Federal Grand Jury Indicts Mexican National of Orchestrating Fentanyl and Meth Scheme that Sent Narcotics Across U.S.
LOS ANGELES – A Mexican national has been indicted on federal narcotics trafficking charges that allege he oversaw a drug trafficking organization that acquired large quantities of fentanyl and methamphetamine, stored the drugs at a Compton residence, and distributed the contraband locally and across the nation, sometimes using the United States Postal Service, the Justice Department announced today.
Edgar Valentin Felix Osuna, 25, of Sinaloa, Mexico, who was arrested on August 29 in Barstow while on his way to Las Vegas, was named in a three-count indictment returned Wednesday afternoon by a federal grand jury.
The indictment charges Felix with conspiring to distribute and to possess fentanyl and methamphetamine. He is also charged with substantive counts of distributing fentanyl and methamphetamine.
This case stems from an investigation by the Drug Enforcement Administration and the United States Postal Inspection Service that culminated with a search of the Compton residence that led to the seizure of nearly 66 kilograms of fentanyl (which included nearly 27,000 counterfeit pills) and approximately 18.4 kilograms of methamphetamine.
“From at least 2019, while in Mexico and while on federal probation [in a narcotics trafficking case in the District of Utah], Felix was facilitating the distribution of large quantities of fentanyl and other drugs that were being stored at a stash house in Compton, California that Felix controlled and was operated by Juan Gonzalez,” according to a criminal complaint previously filed in this case. The indictment alleges that Felix obtained the narcotics, arranged for deliveries to be made to the stash house, and orchestrated further distribution. Gonzalez and others allegedly wired the proceeds from drug sales to Felix.
The conspiracy count in the indictment alleges a series of acts, beginning with a May 5, 2019, distribution of approximately four kilogram of narcotics that were sold on behalf of Felix. The investigation outlined in the complaint alleges that drugs from the stash house were sometimes shipped via the United States Postal Service to addresses in New York, Pennsylvania and Missouri. Those parcels were mailed by a now-deceased drug courier. After that man’s death, Gonzalez shipped at least one package to an address in Illinois, the complaint alleges.
On February 23, 2022, Felix allegedly directed the distribution of 22 kilograms of methamphetamine. The following day, law enforcement arrested Gonzalez and executed a search warrant at the stash house that resulted in the seizure of the fentanyl, fake pills and methamphetamine.
Gonzalez pleaded guilty last year to distribution of fentanyl and possession of a firearm in furtherance of a drug trafficking offense. He was sentenced in January to 15 years in federal prison.
According to the complaint filed last month, Felix continued to distribute narcotics after Gonzalez was arrested, and law enforcement determined that he had returned to the United States by late 2022.
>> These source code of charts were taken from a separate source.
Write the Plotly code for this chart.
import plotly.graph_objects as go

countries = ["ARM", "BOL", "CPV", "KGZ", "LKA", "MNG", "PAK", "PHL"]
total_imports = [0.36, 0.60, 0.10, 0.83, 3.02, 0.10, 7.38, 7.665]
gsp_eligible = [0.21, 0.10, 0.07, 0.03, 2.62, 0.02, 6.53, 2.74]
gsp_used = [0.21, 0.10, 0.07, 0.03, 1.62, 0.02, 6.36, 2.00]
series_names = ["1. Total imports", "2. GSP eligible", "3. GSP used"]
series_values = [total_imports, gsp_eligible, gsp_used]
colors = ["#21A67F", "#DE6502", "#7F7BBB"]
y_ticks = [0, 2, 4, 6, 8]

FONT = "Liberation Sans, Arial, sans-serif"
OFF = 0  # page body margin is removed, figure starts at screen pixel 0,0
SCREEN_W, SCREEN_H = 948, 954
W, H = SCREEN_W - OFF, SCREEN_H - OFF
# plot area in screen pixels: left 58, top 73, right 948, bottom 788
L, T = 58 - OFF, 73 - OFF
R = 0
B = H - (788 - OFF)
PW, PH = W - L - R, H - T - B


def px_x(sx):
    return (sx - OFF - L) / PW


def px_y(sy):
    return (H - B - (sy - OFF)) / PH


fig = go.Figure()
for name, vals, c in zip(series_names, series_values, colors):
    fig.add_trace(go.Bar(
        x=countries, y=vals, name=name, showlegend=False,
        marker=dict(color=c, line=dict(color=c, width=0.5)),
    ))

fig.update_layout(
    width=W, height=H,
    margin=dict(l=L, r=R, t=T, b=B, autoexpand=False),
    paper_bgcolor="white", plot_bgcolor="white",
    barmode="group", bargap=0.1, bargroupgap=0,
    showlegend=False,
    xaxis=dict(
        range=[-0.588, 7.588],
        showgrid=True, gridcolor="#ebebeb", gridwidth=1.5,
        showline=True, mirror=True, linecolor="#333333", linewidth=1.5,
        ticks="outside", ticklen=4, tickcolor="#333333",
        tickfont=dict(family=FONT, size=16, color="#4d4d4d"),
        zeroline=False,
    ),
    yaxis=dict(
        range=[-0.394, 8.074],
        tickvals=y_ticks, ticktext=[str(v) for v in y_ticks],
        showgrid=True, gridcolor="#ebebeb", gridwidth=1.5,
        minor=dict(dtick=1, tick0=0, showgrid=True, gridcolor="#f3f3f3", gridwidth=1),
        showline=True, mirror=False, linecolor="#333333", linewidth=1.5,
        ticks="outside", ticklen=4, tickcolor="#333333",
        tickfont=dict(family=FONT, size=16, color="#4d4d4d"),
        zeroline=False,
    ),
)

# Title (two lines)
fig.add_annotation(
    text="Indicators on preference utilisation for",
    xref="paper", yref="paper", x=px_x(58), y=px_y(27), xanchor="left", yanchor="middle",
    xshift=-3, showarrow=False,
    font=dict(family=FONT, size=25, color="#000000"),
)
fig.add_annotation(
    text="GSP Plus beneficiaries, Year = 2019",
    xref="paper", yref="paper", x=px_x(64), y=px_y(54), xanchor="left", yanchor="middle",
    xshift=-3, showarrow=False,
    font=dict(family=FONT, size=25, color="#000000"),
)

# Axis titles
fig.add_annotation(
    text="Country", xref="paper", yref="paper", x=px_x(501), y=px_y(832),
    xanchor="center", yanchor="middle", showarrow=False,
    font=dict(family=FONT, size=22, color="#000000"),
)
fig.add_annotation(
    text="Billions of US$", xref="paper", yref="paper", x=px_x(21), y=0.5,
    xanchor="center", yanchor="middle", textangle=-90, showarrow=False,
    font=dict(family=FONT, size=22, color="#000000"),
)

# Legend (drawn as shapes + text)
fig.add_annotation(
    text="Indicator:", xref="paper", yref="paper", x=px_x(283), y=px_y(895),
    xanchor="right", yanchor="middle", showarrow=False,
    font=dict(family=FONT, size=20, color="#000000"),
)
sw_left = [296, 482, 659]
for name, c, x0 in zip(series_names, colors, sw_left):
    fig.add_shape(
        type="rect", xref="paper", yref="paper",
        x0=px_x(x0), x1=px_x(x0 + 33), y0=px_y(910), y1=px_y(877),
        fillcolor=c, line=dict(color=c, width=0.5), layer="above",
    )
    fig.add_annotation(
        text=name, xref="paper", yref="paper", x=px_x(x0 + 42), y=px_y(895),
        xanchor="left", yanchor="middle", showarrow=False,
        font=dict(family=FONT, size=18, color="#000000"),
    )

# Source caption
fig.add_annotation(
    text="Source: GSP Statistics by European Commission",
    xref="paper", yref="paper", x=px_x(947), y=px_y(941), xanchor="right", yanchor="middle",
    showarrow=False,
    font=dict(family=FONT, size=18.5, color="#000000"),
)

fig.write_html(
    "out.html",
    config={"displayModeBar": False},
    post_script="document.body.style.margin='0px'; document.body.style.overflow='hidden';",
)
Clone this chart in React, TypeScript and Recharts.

An indictment contains allegations that a defendant has committed a crime. All defendants are presumed innocent until proven guilty beyond a reasonable doubt in a court of law.
Felix, who is currently being held without bond, is scheduled to be arraigned on the indictment on September 21.
Each of the three counts in the indictment carries a mandatory minimum sentence of 10 years in federal prison and a statutory maximum sentence of life.
The investigation into Felix and Gonzalez was conducted by the DEA Los Angeles Field Division and the United States Postal Inspection Service. The Orange County Sheriff’s Department provided substantial assistance.
Assistant United States Attorney Brittney Harris and Jenna Williams of the International Narcotics, Money Laundering, and Racketeering Section are prosecuting this case.
This investigation is part of an Organized Crime Drug Enforcement Task Forces (OCDETF) investigation. OCDETF identifies, disrupts and dismantles the highest-level drug traffickers, money launderers, gangs and transnational criminal organizations that threaten the United States by using a prosecutor-led, intelligence-driven, multi-agency approach that leverages the strengths of federal, state and local law enforcement agencies against criminal networks.